On Monday, President Muhammadu Buhari. appointed Bolaji Owasanoye to succeed Ekpo Nta as Chairman of the Independent Corrupt Practices and other related offences Commission (ICPC).
The new ICPC chairman was Executive Secretary of the Presidential Advisory Committee Against Corruption (PACAC), and has been a research professor at the National Institute of Advanced Legal Studies (NIALS) for the past 25 years. But that is just one feather on the cap of the erudite legal practitioner.
GRADUATE AT 21, MASTER’S HOLD AT 24 AND PROFESSOR AT 38
Born in 1963, Owasanoye graduated with a second class upper degree in Law from the University of Ife (now Obafemi Awolowo University) in 1984 and was called to the Nigerian Bar in 1985.
He then proceeded to the University of Lagos in 1986, beginning his career as an Assistant Lecturer. It is from UNILAG that Owasanoye bagged a master’s degree in Law in 1987, at the age of just 24.
From UNILAG, he moved over to NIALS in 1991; 10 years later, in 2001, he became a Professor of Law, aged 38.
He also had stints at various international institutions, including the Royal Institute of Public Administration in the UK and the International Law Institute, Washington, USA.
WOMEN/CHILD RIGHTS ACTIVIST
In 1997, Owasanoye co-founded the Human Development Initiative (HDI), a not-for-profit organisation with the main objectives of championing human capacity development, especially at the grassroots.
The organisation focuses more on widows, youths and teenagers – especially in-school adolescents and children in worst forms of labour. HDI’s mission statement reads: To strengthen vulnerable humans, in society by social development programmes and initiatives that promote equality, justice, solidarity and opportunities.
Owasanoye has presented many papers at United Nations events on the need for the right of children to be upheld in all the nations of the world.
At PACAC, where he served as the Executive Secretary, Owasanoye was one of the vocal and courageous members of the committee. He was an advocate of the whistle-blower and witness protection bills recently passed by the senate.
He never backed off from criticising even his own primary constituency – the Judiciary – especially when the matter has to do with incidents of corruption.
In an interview on the failure of the prison decongestion project of the federal government, Owasanoye said: “The Prison decongestion project situated in the FMOJ for a number of years gulped billions over a five-to-six-year period without impacting the prison situation.
“Systemic corruption entrenched within the FMOJ and collaborating lawyers in private practice effectively truncated the project.
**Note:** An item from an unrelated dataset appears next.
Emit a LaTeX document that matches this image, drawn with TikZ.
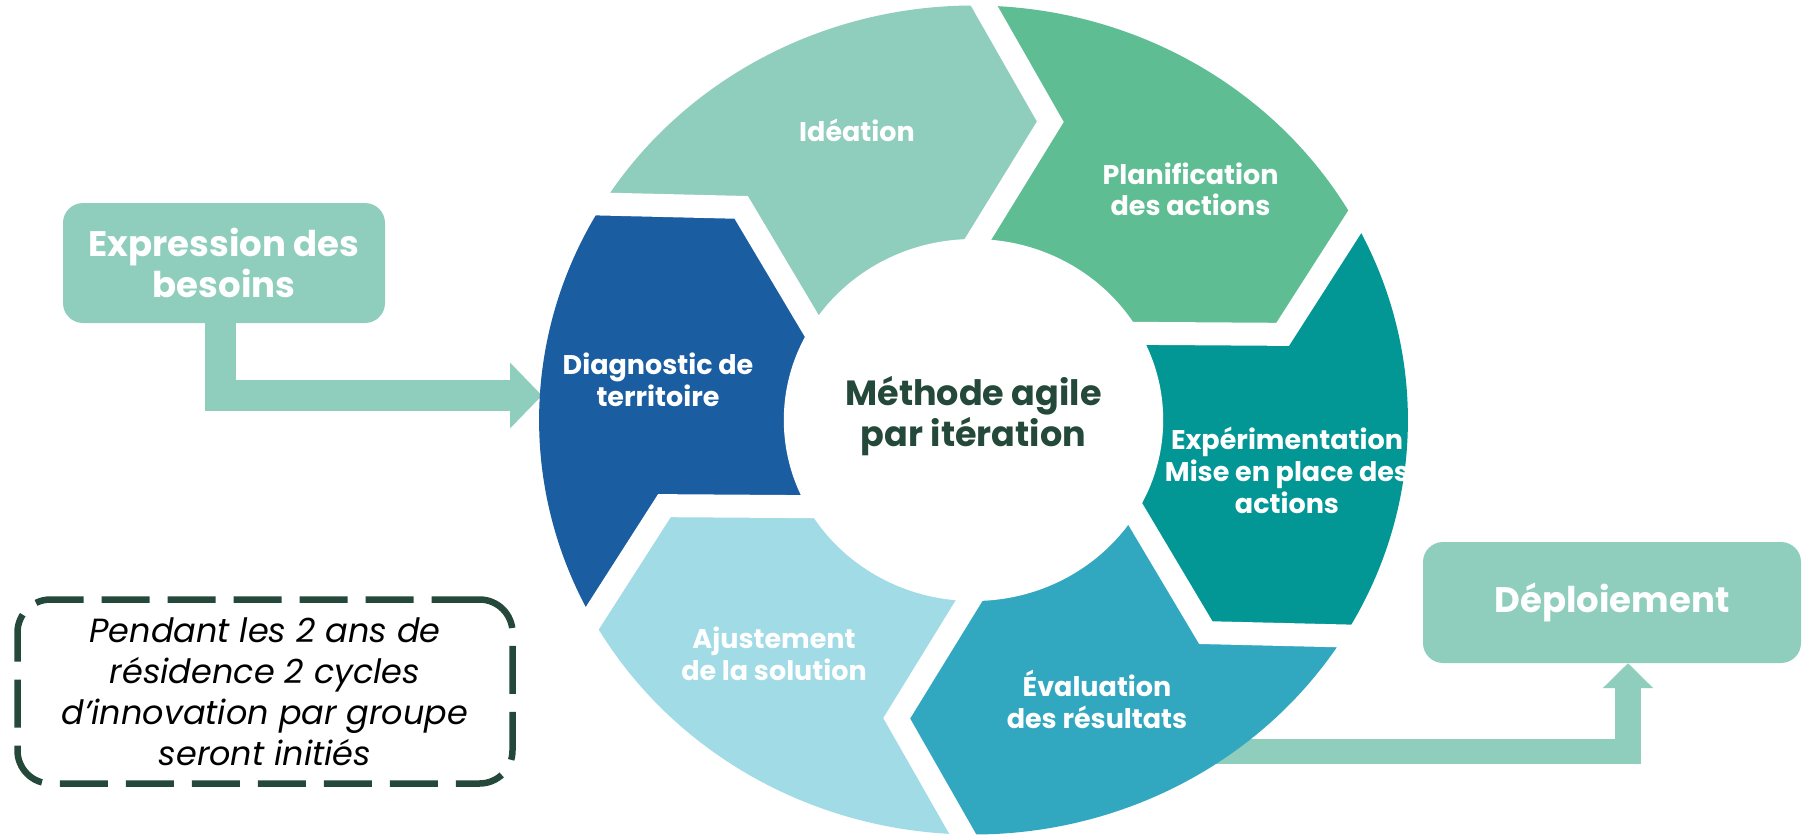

“The NBA, as a major stakeholder, failed to play the role of a watchdog of the process in spite of its avowed commitment to criminal justice administration. Rather NBA leaders and former Attorneys-General of the Federation used the project as patronage for lackeys and supporters.”
Owasanoye’s NGO has successfully implemented over 50 advocacy projects on human rights, rule of law, governance and anti-corruption.
These include the ‘Stop Impunity Nigeria Campaign’, aimed at eliminating impunity in public finance management; and the ‘LG budget-watch’ designed to tackle corrupt practices at the local government level.
What many do not know about Owasanoye is that during his lecturing days at the University of Lagos, he was the Assistant Chaplain at the UNILAG Chapel of Christ our Light. He is also a member of the clergy at the Aso Villa Chapel in the State House Abuja.
Owasanoye has won several national and international awards, including the University of Lagos Scholarship Award (1986/1987), UN Institute for Training and Research Fellowship Award (1991, 1994), US Information Service International Visitors Award (1991), British Council Fellowship Award (1992) and Senior Special Fellowship, United Nations Institute for Training and Research (2001).
He has published over 100 academic and research projects in national and international journals and has authored/edited over 10 books.
From January 2007 to date, Owasanoye has been the Secretary of the National Working Group on the Review of Investment Laws in Nigeria. Through his professional and social activities, he has worked in anti-corruption circles and his appointment as ICPC Chairman should turn out the fixing of a square peg to a square hole.